Task details: Copy out the data below from the line containing "Rebuild this chart" to the line containing "import matplotlib.pyplot as plt", both lines included, with all images left out.

Record extracts:

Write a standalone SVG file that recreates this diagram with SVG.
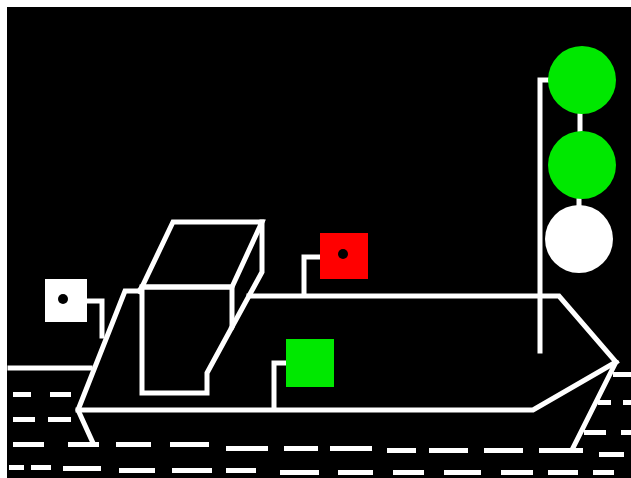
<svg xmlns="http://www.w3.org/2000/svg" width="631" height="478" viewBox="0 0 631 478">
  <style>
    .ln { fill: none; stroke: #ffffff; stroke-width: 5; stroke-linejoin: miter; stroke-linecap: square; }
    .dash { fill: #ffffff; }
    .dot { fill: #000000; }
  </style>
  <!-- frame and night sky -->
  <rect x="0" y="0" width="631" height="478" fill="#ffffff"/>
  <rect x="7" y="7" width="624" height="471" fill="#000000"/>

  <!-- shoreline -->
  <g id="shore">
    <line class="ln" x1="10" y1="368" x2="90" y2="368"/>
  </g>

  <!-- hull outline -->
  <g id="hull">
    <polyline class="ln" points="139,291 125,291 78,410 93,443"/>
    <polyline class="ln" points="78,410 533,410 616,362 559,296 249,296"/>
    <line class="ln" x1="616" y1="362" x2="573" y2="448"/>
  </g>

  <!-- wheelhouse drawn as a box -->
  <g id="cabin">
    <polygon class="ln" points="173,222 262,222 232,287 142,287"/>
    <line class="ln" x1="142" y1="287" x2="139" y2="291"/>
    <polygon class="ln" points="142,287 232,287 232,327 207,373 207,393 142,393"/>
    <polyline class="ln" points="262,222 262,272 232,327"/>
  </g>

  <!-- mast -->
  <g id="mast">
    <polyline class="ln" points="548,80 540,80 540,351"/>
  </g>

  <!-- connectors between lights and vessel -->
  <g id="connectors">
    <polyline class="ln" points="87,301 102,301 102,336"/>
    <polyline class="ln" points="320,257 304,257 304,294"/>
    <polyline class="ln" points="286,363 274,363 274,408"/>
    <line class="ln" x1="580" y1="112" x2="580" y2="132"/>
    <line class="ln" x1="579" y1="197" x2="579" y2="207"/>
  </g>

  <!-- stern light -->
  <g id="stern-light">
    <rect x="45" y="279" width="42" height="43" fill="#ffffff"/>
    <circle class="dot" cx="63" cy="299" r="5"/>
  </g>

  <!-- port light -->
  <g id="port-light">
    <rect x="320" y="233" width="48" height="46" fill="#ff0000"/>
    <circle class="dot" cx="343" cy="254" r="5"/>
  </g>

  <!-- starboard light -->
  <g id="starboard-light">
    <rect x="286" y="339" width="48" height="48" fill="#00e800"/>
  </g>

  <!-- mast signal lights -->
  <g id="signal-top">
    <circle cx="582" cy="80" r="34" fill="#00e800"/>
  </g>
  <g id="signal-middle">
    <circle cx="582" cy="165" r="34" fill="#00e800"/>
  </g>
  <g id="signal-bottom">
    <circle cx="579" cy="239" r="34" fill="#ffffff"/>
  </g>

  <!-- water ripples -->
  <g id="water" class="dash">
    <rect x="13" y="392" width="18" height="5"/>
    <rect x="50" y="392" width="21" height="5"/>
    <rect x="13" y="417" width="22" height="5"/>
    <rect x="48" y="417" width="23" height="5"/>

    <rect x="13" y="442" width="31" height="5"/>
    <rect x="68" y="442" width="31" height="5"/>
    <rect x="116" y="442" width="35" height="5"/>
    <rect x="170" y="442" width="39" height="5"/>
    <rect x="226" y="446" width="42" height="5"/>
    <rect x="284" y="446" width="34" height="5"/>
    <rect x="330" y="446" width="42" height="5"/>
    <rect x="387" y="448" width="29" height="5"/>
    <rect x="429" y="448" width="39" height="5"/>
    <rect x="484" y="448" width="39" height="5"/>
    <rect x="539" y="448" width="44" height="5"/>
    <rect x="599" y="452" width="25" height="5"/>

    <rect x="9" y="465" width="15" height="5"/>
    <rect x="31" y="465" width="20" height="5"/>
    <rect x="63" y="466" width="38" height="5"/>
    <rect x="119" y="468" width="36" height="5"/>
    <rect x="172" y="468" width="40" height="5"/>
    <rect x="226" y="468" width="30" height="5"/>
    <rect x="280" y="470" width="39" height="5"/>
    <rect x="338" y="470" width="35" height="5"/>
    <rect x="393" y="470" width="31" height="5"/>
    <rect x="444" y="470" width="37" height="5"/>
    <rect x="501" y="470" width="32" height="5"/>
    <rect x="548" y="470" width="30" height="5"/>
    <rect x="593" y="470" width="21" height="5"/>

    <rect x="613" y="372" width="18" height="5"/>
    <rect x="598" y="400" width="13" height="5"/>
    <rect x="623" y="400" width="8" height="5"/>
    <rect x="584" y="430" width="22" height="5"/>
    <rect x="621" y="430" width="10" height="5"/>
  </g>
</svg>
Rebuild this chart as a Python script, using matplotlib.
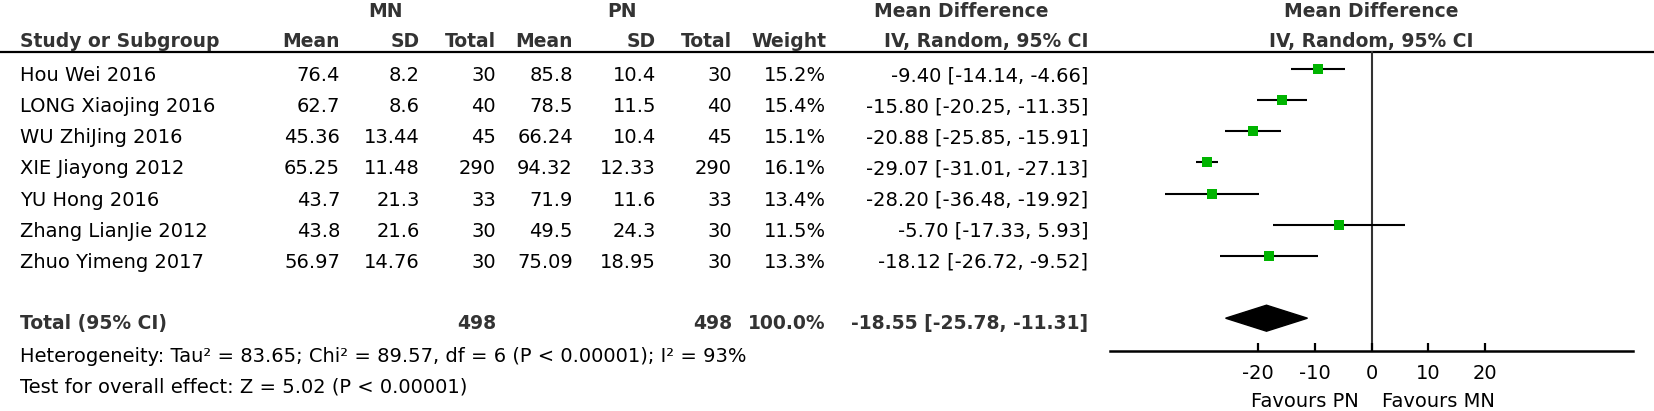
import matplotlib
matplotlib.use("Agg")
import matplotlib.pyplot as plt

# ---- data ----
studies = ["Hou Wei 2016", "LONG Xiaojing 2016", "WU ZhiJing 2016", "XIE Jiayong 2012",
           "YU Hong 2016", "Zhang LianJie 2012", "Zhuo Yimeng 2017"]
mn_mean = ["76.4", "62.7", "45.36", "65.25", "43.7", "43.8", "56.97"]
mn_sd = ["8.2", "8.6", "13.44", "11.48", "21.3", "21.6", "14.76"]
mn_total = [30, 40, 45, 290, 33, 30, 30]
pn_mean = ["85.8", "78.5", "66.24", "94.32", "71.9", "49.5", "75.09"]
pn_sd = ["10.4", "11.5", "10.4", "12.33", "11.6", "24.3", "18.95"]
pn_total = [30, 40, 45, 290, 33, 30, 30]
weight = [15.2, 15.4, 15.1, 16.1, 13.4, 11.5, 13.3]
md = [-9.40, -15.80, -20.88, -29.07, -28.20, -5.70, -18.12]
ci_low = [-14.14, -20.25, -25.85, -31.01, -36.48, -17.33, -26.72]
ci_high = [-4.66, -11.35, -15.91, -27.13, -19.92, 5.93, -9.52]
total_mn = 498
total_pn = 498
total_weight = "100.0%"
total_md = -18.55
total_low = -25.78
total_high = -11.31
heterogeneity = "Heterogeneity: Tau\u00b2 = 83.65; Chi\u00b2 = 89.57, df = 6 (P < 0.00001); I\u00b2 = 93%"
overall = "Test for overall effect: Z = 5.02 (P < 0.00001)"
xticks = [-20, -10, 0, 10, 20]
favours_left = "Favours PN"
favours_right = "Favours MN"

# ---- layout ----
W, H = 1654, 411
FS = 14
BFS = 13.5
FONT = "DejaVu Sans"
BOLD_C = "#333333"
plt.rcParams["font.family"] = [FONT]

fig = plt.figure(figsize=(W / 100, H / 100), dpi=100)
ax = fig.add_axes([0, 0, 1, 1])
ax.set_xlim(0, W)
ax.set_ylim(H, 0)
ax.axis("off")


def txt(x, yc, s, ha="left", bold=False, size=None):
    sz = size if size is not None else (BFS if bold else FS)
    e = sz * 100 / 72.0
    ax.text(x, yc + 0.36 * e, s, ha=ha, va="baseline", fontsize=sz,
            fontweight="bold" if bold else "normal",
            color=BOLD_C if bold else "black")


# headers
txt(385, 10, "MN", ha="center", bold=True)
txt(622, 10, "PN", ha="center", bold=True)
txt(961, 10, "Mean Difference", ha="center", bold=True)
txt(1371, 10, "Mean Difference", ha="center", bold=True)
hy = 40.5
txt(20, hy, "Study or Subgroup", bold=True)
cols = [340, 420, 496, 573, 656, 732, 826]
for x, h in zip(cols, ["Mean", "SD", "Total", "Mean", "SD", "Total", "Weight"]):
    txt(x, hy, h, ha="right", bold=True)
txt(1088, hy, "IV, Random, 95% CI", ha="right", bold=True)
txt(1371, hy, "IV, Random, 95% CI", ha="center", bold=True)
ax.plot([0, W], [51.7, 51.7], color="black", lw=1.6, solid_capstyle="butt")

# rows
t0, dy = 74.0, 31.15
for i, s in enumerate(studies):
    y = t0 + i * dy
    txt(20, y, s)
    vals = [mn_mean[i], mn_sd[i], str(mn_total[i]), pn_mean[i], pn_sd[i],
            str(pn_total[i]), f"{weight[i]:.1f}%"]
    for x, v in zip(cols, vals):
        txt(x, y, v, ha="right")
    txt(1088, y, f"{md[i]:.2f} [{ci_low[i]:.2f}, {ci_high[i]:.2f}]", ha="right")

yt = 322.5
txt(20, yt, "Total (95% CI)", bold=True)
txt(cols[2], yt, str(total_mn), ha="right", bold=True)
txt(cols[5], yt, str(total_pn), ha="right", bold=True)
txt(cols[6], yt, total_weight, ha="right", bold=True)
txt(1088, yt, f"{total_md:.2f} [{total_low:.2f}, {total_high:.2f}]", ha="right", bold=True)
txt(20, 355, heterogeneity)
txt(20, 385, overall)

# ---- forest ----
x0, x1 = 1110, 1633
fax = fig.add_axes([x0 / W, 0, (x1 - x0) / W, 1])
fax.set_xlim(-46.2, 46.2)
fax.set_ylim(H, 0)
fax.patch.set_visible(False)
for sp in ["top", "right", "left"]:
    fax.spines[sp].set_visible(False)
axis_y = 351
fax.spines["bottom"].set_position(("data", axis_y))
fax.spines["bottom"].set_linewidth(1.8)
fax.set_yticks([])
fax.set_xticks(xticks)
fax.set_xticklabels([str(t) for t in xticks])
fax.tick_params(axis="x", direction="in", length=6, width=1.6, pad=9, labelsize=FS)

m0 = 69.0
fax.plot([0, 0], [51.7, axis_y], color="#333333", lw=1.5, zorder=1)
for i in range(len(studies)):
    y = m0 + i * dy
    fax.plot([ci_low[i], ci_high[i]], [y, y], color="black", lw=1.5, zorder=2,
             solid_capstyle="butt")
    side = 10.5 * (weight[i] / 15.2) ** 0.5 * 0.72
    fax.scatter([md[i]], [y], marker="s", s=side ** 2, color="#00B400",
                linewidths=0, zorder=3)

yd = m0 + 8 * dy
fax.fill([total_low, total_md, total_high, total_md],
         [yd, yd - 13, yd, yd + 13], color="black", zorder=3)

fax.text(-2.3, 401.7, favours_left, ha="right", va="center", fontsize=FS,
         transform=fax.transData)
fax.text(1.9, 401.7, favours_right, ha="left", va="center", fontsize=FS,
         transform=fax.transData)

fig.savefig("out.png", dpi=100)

Full solution:
Rebuild this chart as a Python script, using matplotlib.
import matplotlib
matplotlib.use("Agg")
import matplotlib.pyplot as plt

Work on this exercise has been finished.